I think the Braves have players that can benefit from this trend if they encourage them to do so – Harris, Albies, Kelenic (and Acuna when healthy) could all benefit. Guys like Duvall and Olson will suffer. I think we’re seeing that in TdA’s success.
I am SO tired of watching guys strike out with RISP and less than two outs…..
Many many years ago, Mac got really annoyed about why sluggers who faced overshifts wouldn’t just bunt the ball towards the abandoned side of the infield.
The problem is, when you’ve been taught to focus on launch angle since you were twelve, it really is hard to learn a totally new skill (like directional bunting) or completely rebuild your swing on the fly, so situational hitting / smallball isn’t as pushbutton as we’d wish.

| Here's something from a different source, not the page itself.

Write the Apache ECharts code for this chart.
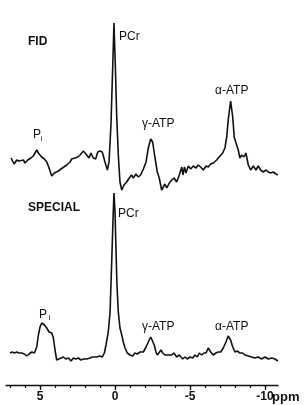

The biggest issue this year, I think, is that our strikeouts are way up from where they were last year. Could be that the team got broadly lucky last year and overperformed relative to their true talent in terms of making contact, and they’re all regressing to the mean this year. I’m not sure. The team’s approach is clearly, obviously, worse than it was last year, but I’m not sure how much of that can be fixed by any method other than just keeping an even keel and waiting for things to get better.
Yeah, most hitters cannot make massive adjustments to their approach in the middle of the season. That’s something you work on in the offseason and/or in Spring Training. Plus, let’s say you do attempt to change and then they bring the balls back to life. So then you just risked ruining your career by completely changing your approach only for your approach to once again be the best approach. If I were the hitters, I would just keep plugging away and not structurally change their approach to their professional life because Manfred and his goons decided to jack with the balls again.
I also think that they change the balls back sooner rather than later. The cat’s out of the bag and they’ve been caught.
I specifically don’t want Matt Olson to turn into Chris Davis.
In 2023, Braves were 18th in BB%, 5th best in K%, 1st in HRs, 10th in SB, 7th in doubles, 15th in triples. That doesn’t seem like 3 true outcomes.